Gold is one of the most traded and valuable assets in the world, and its price can change every minute. For beginners in Egypt, Morocco, and Tunisia, understanding what drives gold price movements is key to becoming a successful trader or investor. The value of gold doesn’t move randomly — it reacts to specific global and local economic factors. Let’s explore the main ones.

1. The U.S. Dollar Strength

Gold prices are closely linked to the U.S. dollar (USD). When the dollar becomes stronger, gold prices usually fall, and when the dollar weakens, gold prices rise.
This happens because gold is priced in U.S. dollars globally. So, when the dollar’s value increases, it takes fewer dollars to buy the same amount of gold — leading to lower prices. Traders in North Africa often monitor the USD/EUR or USD/EGP exchange rates to predict gold movements.

2. Inflation and Economic Stability

Gold is known as an inflation hedge, meaning its value tends to rise when the cost of living increases. When inflation rises, the purchasing power of local currencies like the Egyptian Pound, Moroccan Dirham, or Tunisian Dinar decreases — making gold a safer investment.
During economic instability or currency devaluation, many people buy gold to protect their savings, increasing demand and driving up prices.

3. Interest Rates

Another major factor that affects gold value is interest rates. When global or national interest rates are high, investors often move their money into savings accounts or bonds for better returns. But when interest rates drop, gold becomes more attractive because it holds value even without yielding interest.
That’s why traders watch central bank decisions, such as the U.S. Federal Reserve or Central Bank of Egypt, for clues about gold’s next move.

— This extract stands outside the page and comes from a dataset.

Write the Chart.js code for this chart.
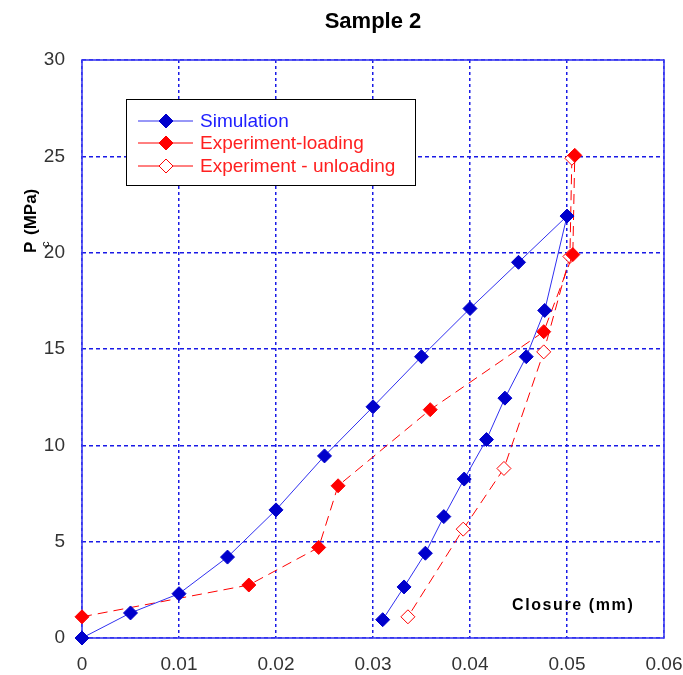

4. Global Events and Geopolitical Tensions

Wars, political instability, and global crises can cause gold prices to rise sharply. When investors lose confidence in financial markets, they seek safe-haven assets like gold.
For instance, during global conflicts or economic uncertainty, demand for gold increases because it’s seen as a stable and reliable store of value.

5. Supply and Demand

Like any other commodity, gold’s price also depends on supply and demand. If gold mining slows down or production costs rise, the supply decreases — which can push prices higher. Meanwhile, growing demand from jewelry markets or central banks increases overall value.

6. Investor Sentiment and Market Speculation

Finally, trader behavior and investor psychology play a big role. When traders expect gold prices to rise, they start buying more, which can cause prices to climb further. Similarly, negative market news or panic selling can trigger sudden drops.